Given data:
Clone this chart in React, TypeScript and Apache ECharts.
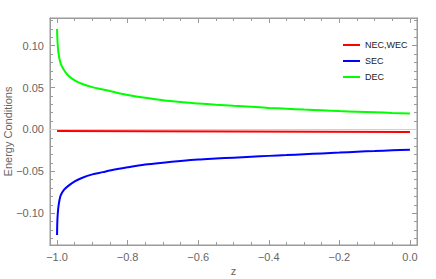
import React, { useEffect, useRef } from "react";
import * as echarts from "echarts";

const zValues = [-1, -0.999, -0.996, -0.99, -0.98, -0.97, -0.95, -0.93, -0.9, -0.87, -0.85, -0.8, -0.75, -0.7, -0.65, -0.6, -0.55, -0.5, -0.45, -0.4, -0.35, -0.3, -0.25, -0.2, -0.15, -0.1, -0.05, 0];
const decValues = [0.12, 0.107, 0.091, 0.079, 0.0705, 0.065, 0.0585, 0.0545, 0.0505, 0.0477, 0.0458, 0.0412, 0.0377, 0.0347, 0.0326, 0.031, 0.0295, 0.0281, 0.027, 0.0257, 0.0247, 0.0237, 0.0228, 0.0219, 0.0211, 0.0204, 0.0197, 0.0191];
const secValues = [-0.126, -0.108, -0.092, -0.079, -0.072, -0.068, -0.062, -0.058, -0.0537, -0.051, -0.049, -0.0453, -0.042, -0.0397, -0.0377, -0.036, -0.0348, -0.0337, -0.0326, -0.0316, -0.0307, -0.0297, -0.0287, -0.0277, -0.0266, -0.0258, -0.025, -0.0243];
const necZ = [-1, -0.5, 0];
const necValues = [-0.0018, -0.0024, -0.003];

const xMajor = [-1, -0.8, -0.6, -0.4, -0.2, 0];
const xMinor = [-0.95, -0.9, -0.85, -0.75, -0.7, -0.65, -0.55, -0.5, -0.45, -0.35, -0.3, -0.25, -0.15, -0.1, -0.05];
const yMajor = [-0.1, -0.05, 0, 0.05, 0.1];
const yMinor = [-0.13, -0.12, -0.11, -0.09, -0.08, -0.07, -0.06, -0.04, -0.03, -0.02, -0.01, 0.01, 0.02, 0.03, 0.04, 0.06, 0.07, 0.08, 0.09, 0.11, 0.12, 0.13];

const X_MIN = -1.02;
const X_MAX = 0.02;
const Y_MIN = -0.138;
const Y_MAX = 0.133;

const FRAME = "#999999";
const FRAME2 = "#9b9b9b";
const LABEL = "#666666";
const FONT = "Liberation Sans, Arial, sans-serif";

const fmtX = (v: number) => {
  const s = Math.abs(v).toFixed(1);
  return v < -1e-9 ? "\u2212" + s : s;
};
const fmtY = (v: number) => {
  const s = Math.abs(v).toFixed(2);
  return v < -1e-9 ? "\u2212" + s : s;
};

function makeX(position: "top" | "bottom", values: number[], len: number, labels: boolean, color: string, extra: any = {}) {
  return {
    type: "value",
    position,
    min: X_MIN,
    max: X_MAX,
    axisLine: { show: true, onZero: false, lineStyle: { color, width: 1 } },
    axisTick: { show: true, inside: true, length: len, customValues: values, lineStyle: { color, width: 1 } },
    axisLabel: {
      show: labels,
      customValues: values,
      formatter: fmtX,
      color: LABEL,
      fontSize: 11,
      fontFamily: FONT,
      margin: 6,
    },
    splitLine: { show: false },
    ...extra,
  };
}

function makeY(position: "left" | "right", values: number[], len: number, labels: boolean, color: string, extra: any = {}) {
  return {
    type: "value",
    position,
    min: Y_MIN,
    max: Y_MAX,
    axisLine: { show: true, onZero: false, lineStyle: { color, width: 1 } },
    axisTick: { show: true, inside: true, length: len, customValues: values, lineStyle: { color, width: 1 } },
    axisLabel: {
      show: labels,
      customValues: values,
      formatter: fmtY,
      color: LABEL,
      fontSize: 11,
      fontFamily: FONT,
      margin: 6,
    },
    splitLine: { show: false },
    ...extra,
  };
}

export default function App() {
  const ref = useRef<HTMLDivElement>(null);
  useEffect(() => {
    if (!ref.current) return;
    const chart = echarts.init(ref.current, undefined, { renderer: "svg" });
    chart.setOption({
      animation: false,
      backgroundColor: "#ffffff",
      grid: {
        left: 50,
        right: 19,
        top: 18,
        bottom: 34,
        containLabel: false,
        outerBoundsMode: "none",
        show: true,
        borderColor: FRAME,
        borderWidth: 1,
        backgroundColor: "transparent",
      },
      legend: {
        orient: "vertical",
        left: 338,
        top: 35,
        icon: "rect",
        itemWidth: 17,
        itemHeight: 2,
        itemGap: 6,
        textStyle: { fontSize: 9, color: "#222", fontFamily: FONT, lineHeight: 10 },
        data: ["NEC,WEC", "SEC", "DEC"],
      },
      xAxis: [
        makeX("bottom", xMajor, 5, true, FRAME, {
          name: "z",
          nameLocation: "middle",
          nameGap: 20,
          nameMoveOverlap: false,
          nameTextStyle: { color: LABEL, fontSize: 11, fontFamily: FONT },
        }),
        makeX("bottom", xMinor, 3, false, FRAME2),
        makeX("top", xMajor, 5, false, FRAME),
        makeX("top", xMinor, 3, false, FRAME2),
      ],
      yAxis: [
        makeY("left", yMajor, 5, true, FRAME, {
          name: "Energy Conditions",
          nameLocation: "middle",
          nameGap: 37,
          nameMoveOverlap: false,
          nameTextStyle: { color: LABEL, fontSize: 11, fontFamily: FONT },
        }),
        makeY("left", yMinor, 3, false, FRAME2),
        makeY("right", yMajor, 5, false, FRAME),
        makeY("right", yMinor, 3, false, FRAME2),
      ],
      series: [
        {
          name: "NEC,WEC",
          type: "line",
          data: necZ.map((z, i) => [z, necValues[i]]),
          showSymbol: false,
          lineStyle: { color: "#ff0000", width: 2 },
          itemStyle: { color: "#ff0000" },
          z: 3,
          markLine: {
            silent: true,
            symbol: "none",
            label: { show: false },
            lineStyle: { color: "#d0d0d0", width: 1, type: "solid" },
            data: [{ yAxis: 0 }],
            z: 1,
          },
        },
        {
          name: "SEC",
          type: "line",
          data: zValues.map((z, i) => [z, secValues[i]]),
          showSymbol: false,
          smooth: 0.3,
          lineStyle: { color: "#0000ff", width: 2 },
          itemStyle: { color: "#0000ff" },
        },
        {
          name: "DEC",
          type: "line",
          data: zValues.map((z, i) => [z, decValues[i]]),
          showSymbol: false,
          smooth: 0.3,
          lineStyle: { color: "#00ff00", width: 2 },
          itemStyle: { color: "#00ff00" },
        },
      ],
    });
    return () => chart.dispose();
  }, []);
  return <div ref={ref} style={{ width: 436, height: 279, position: "absolute", left: 0, top: 0 }} />;
}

Exercise objective: Repeat, exactly and in full, each line from the start of the data to the line that contains "import * as". Pictures do not go in.

Solution for this task:
Clone this chart in React, TypeScript and Apache ECharts.
import React, { useEffect, useRef } from "react";
import * as echarts from "echarts";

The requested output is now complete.